Unlike many fantasy heroes, Bilbo does not begin as a great or exceptional man. He is not a mage or a prince, has little skill or training in fighting, and mostly muddles through on wit and luck. He is surrounded by people who are stronger and more powerful than he is, but he holds his own among them. He makes himself useful. He saves the lives of his companions more than once. Not bad, for someone who would rather be sitting at home smoking his pipe and munching on his elevenses.

Bilbo is, to begin with, a reluctant member of the party. He would be quite content to remain in the Shire, living his quiet and ordinary life. He is not ostensibly a heroic character, except that he performs heroic acts. And, to a child, perhaps this is the most crucial message which The Hobbit imparts: it does not take an extraordinary person to do extraordinary things. Rather, doing extraordinary things is what makes someone extraordinary.

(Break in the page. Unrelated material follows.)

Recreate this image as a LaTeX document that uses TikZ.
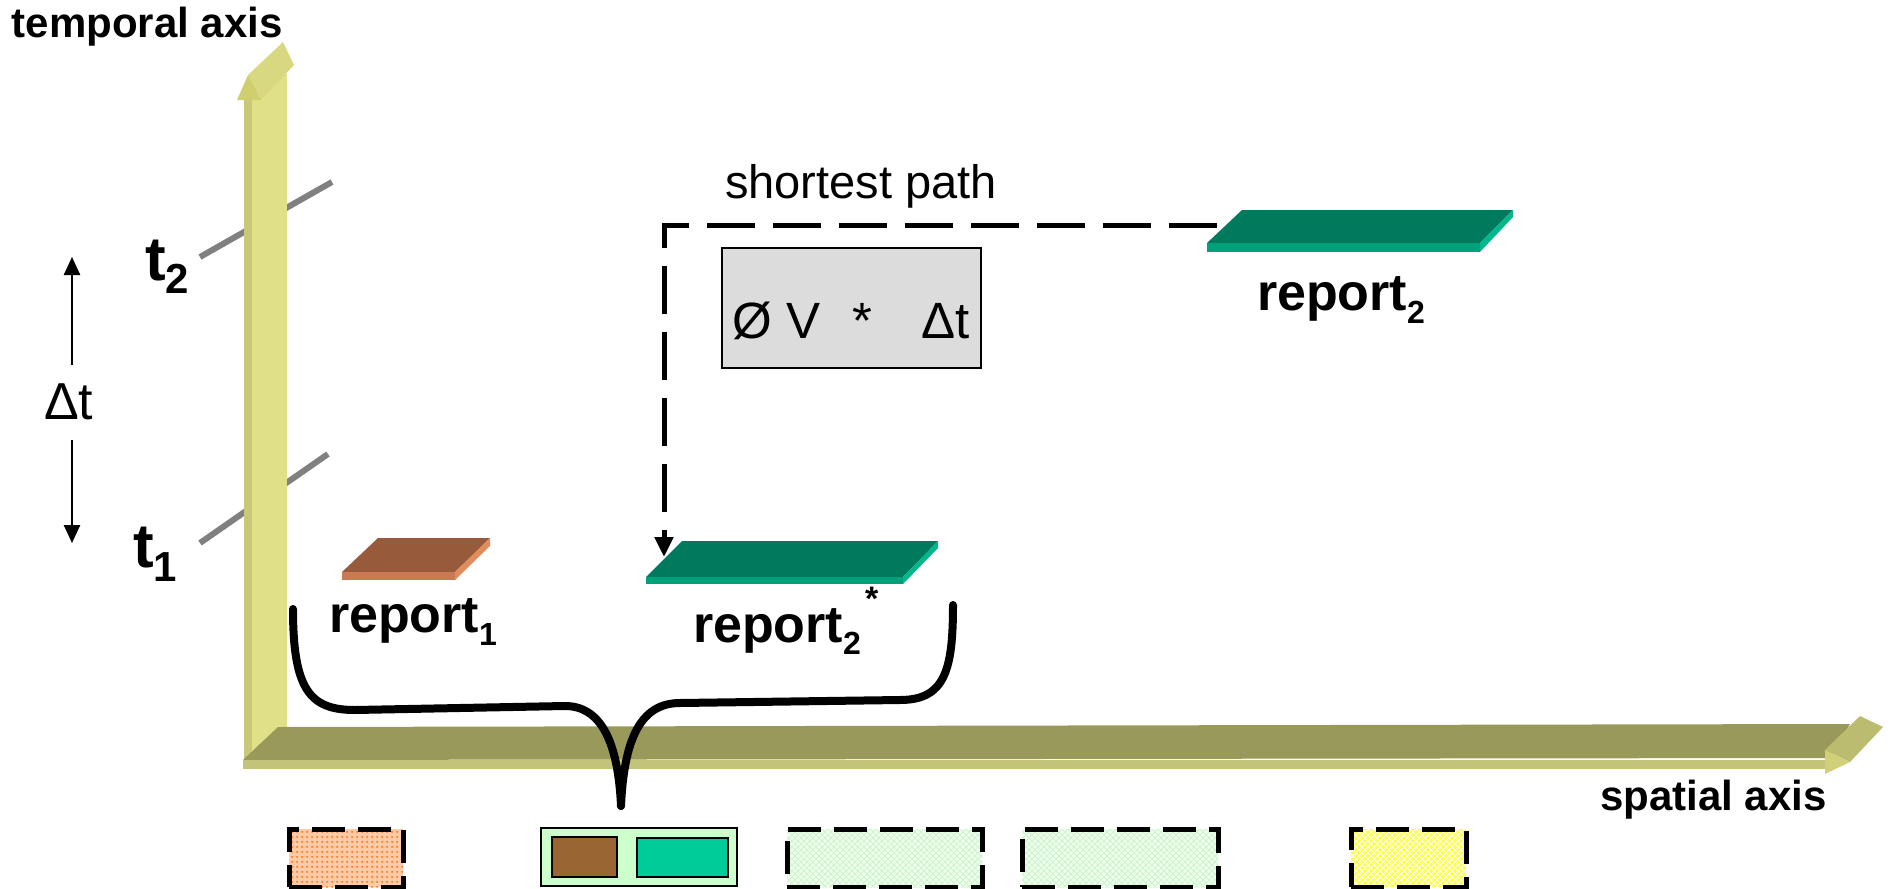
\documentclass[tikz,border=0pt]{standalone}
\usepackage{fontspec}
\setmainfont{Liberation Sans}
\usetikzlibrary{arrows.meta,patterns.meta}
\definecolor{vaxis}{HTML}{E0E088}
\definecolor{vaxisdark}{HTML}{C8C878}
\definecolor{vhead}{HTML}{D8D880}
\definecolor{vheadfront}{HTML}{CFCF70}
\definecolor{haxis}{HTML}{999959}
\definecolor{haxisfront}{HTML}{C3C37A}
\definecolor{hhead}{HTML}{BCBC70}
\definecolor{hheadfront}{HTML}{D0D078}
\definecolor{tickgray}{HTML}{808080}
\definecolor{rAtop}{HTML}{975A3A}
\definecolor{rAfront}{HTML}{C97A52}
\definecolor{rAside}{HTML}{E08C5C}
\definecolor{rBtop}{HTML}{007A5C}
\definecolor{rBfront}{HTML}{00A07A}
\definecolor{rBside}{HTML}{00B88C}
\definecolor{boxgray}{HTML}{DCDCDC}
\definecolor{mintbox}{HTML}{CCFFCC}
\definecolor{brownbox}{HTML}{996633}
\definecolor{tealbox}{HTML}{00CC99}
\definecolor{orangefill}{HTML}{FDCBA8}
\definecolor{orangedot}{HTML}{FF7A1A}
\definecolor{palegreen}{HTML}{F0FDF0}
\definecolor{greenhatch}{HTML}{CCF5CC}
\definecolor{yellowfill}{HTML}{FFFF40}
\newcommand\fsz[1]{\fontsize{#1}{#1}\selectfont}
\tikzdeclarepattern{
  name=odots, type=uncolored,
  bounding box={(0pt,0pt) and (5pt,5pt)},
  tile size={(5pt,5pt)},
  code={\fill (2.5pt,2.5pt) circle (1.3pt);}
}
\tikzdeclarepattern{
  name=xhatch, type=uncolored,
  bounding box={(-0.5pt,-0.5pt) and (6.5pt,6.5pt)},
  tile size={(6pt,6pt)},
  code={\draw[line width=1pt] (0pt,0pt) -- (6pt,6pt) (0pt,6pt) -- (6pt,0pt);}
}
\tikzset{
  lbl/.style={inner sep=0pt, outer sep=0pt},
  tickline/.style={draw=tickgray, line width=6pt},
  dimarrow/.style={line width=2.5pt, -{Triangle[width=16pt,length=18pt]}},
  pathline/.style={line width=5pt, dash pattern=on 48pt off 18pt, -{Triangle[width=18pt,length=20pt]}},
  brace/.style={line width=8pt, line cap=round, line join=round},
  dashbox/.style={draw=black, line width=4.5pt, dash pattern=on 33pt off 13pt, inner sep=0pt, minimum height=58pt},
  solidbox/.style={draw=black, line width=2pt, inner sep=0pt}
}
\begin{document}
\begin{tikzpicture}[x=1pt,y=-1pt]
\useasboundingbox (0,0) rectangle (1891,889);

% tick lines behind the temporal axis
\coordinate (t2a) at (200,257);
\coordinate (t2b) at (332,182);
\coordinate (t1a) at (200,543);
\coordinate (t1b) at (328,454);
\draw[tickline] (t2a) -- (t2b);
\draw[tickline] (t1a) -- (t1b);

% temporal axis (vertical 3D arrow)
\fill[vaxis] (252,74) rectangle (287,760);
\fill[vaxisdark] (244,100) rectangle (252,769);
\fill[vhead] (248,75) -- (283,42) -- (294,65) -- (261,100) -- cycle;
\fill[vheadfront] (237,100) -- (248,75) -- (261,100) -- cycle;

% spatial axis (horizontal 3D arrow)
\fill[haxis] (243,760) -- (278,727) -- (1850,724) -- (1830,758) -- cycle;
\fill[haxisfront] (243,760) rectangle (1830,769);
\fill[hhead] (1825,750) -- (1860,716) -- (1883,727) -- (1850,762) -- cycle;
\fill[hheadfront] (1825,750) -- (1850,762) -- (1825,774) -- cycle;

% axis labels
\node[lbl, anchor=base west] (tempLbl) at (12,37) {\fsz{42}\bfseries temporal axis};
\node[lbl, anchor=base west] (spatLbl) at (1600,810) {\fsz{42}\bfseries spatial axis};

% time labels
\node[lbl, anchor=base west] (t2Lbl) at (145,280) {\fsz{62}\bfseries t\raisebox{-13pt}{\fsz{42}2}};
\node[lbl, anchor=base west] (t1Lbl) at (133,567) {\fsz{62}\bfseries t\raisebox{-14pt}{\fsz{42}1}};
\node[lbl, anchor=base west] (dtLbl) at (44,419) {\fsz{52}Δt};
\coordinate (dtUpTop) at (72,257);
\coordinate (dtDownBot) at (72,543);
\draw[dimarrow] (dtLbl.north -| dtUpTop) ++(0,-18) -- (dtUpTop);
\draw[dimarrow] (dtLbl.south -| dtDownBot) ++(0,21) -- (dtDownBot);

% report1 plate
\fill[rAtop] (342,572) -- (378,538) -- (490,538) -- (455,572) -- cycle;
\fill[rAfront] (342,572) rectangle (455,580);
\fill[rAside] (455,572) -- (490,538) -- (490,546) -- (455,580) -- cycle;
\node[lbl, anchor=base west] (rep1) at (329,632) {\fsz{52}\bfseries report\raisebox{-13pt}{\fsz{32}1}};

% report2* plate
\fill[rBtop] (646,577) -- (682,541) -- (938,541) -- (903,577) -- cycle;
\fill[rBfront] (646,577) rectangle (903,584);
\fill[rBside] (903,577) -- (938,541) -- (938,548) -- (903,584) -- cycle;
\node[lbl, anchor=base west] (rep2s) at (693,642) {\fsz{52}\bfseries report\raisebox{-12pt}{\fsz{32}2}\hspace{4pt}\raisebox{32pt}{\fsz{34}*}};

% report2 plate
\fill[rBtop] (1207,243) -- (1242,210) -- (1513,210) -- (1480,243) -- cycle;
\fill[rBfront] (1207,243) rectangle (1480,252);
\fill[rBside] (1480,243) -- (1513,210) -- (1513,217) -- (1480,252) -- cycle;
\node[lbl, anchor=base west] (rep2) at (1257,310) {\fsz{52}\bfseries report\raisebox{-13pt}{\fsz{32}2}};

% shortest path
\node[lbl, anchor=base west] (spLbl) at (725,198) {\fsz{47}shortest path};
\coordinate (r2w) at (1217,225);
\coordinate (spCorner) at (664,225);
\coordinate (r2sTip) at (664,557);
\draw[pathline] (r2w) -- (spCorner) -- (r2sTip);

\node[draw=black, fill=boxgray, line width=1.5pt, inner sep=0pt, minimum width=259pt,
      text height=91pt, text depth=29pt, anchor=north west] (formula) at (721,247)
      {\fsz{51}Ø V\hspace{32pt}*\hspace{49pt}Δt};

% brace
\coordinate (brL) at (293,609);
\coordinate (cusp) at (621,806);
\coordinate (brR) at (953,605);
\draw[brace] (brL) .. controls (293,690) and (310,710) .. (355,710) -- (565,706)
  .. controls (600,706) and (618,740) .. (cusp);
\draw[brace] (cusp) .. controls (624,740) and (640,703) .. (680,703) -- (900,700)
  .. controls (945,700) and (953,670) .. (brR);

% bottom boxes
\node[dashbox, minimum width=114pt, anchor=north west, preaction={fill=orangefill},
      pattern={odots}, pattern color=orangedot] (slot1) at (287,827) {};
\node[solidbox, fill=mintbox, minimum width=196pt, minimum height=58pt, anchor=north west] (slot2) at (540,827) {};
\node[solidbox, fill=brownbox, minimum width=65pt, minimum height=40pt, anchor=north west] (slot2a) at (551,836) {};
\node[solidbox, fill=tealbox, minimum width=91pt, minimum height=39pt, anchor=north west] (slot2b) at (636,837) {};
\node[dashbox, minimum width=195pt, anchor=north west, preaction={fill=palegreen},
      pattern={xhatch}, pattern color=greenhatch] (slot3) at (785,827) {};
\node[dashbox, minimum width=196pt, anchor=north west, preaction={fill=palegreen},
      pattern={xhatch}, pattern color=greenhatch] (slot4) at (1020,827) {};
\node[dashbox, minimum width=115pt, anchor=north west, preaction={fill=yellowfill},
      pattern={xhatch}, pattern color=white] (slot5) at (1349,827) {};
\end{tikzpicture}
\end{document}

The Hobbit marked my first experiences of dipping my toes into the waters of fantasy novels, and it would probably be fair to say that I never looked back. From Tolkien’s work I moved on to reading more of what I think of as the ‘high fantasy canon’, and it has undoubtedly shaped my reading habits ever since. Without The Hobbit, it is impossible to say what current high fantasy would look like, and without it, I cannot say how my life (or bookshelves) would look now.

Bilbo Baggins is loyal, lucky, and fundamentally a good person. He may not be the most glamorous of adventurers, but nevertheless, he is one of my personal heroes.


Reader Comments

  1. Please tell me that this is the Cayt Addison whose fabulous poem, ‘Behind the shower curtain’, made the name of the Winstanley literary publication…??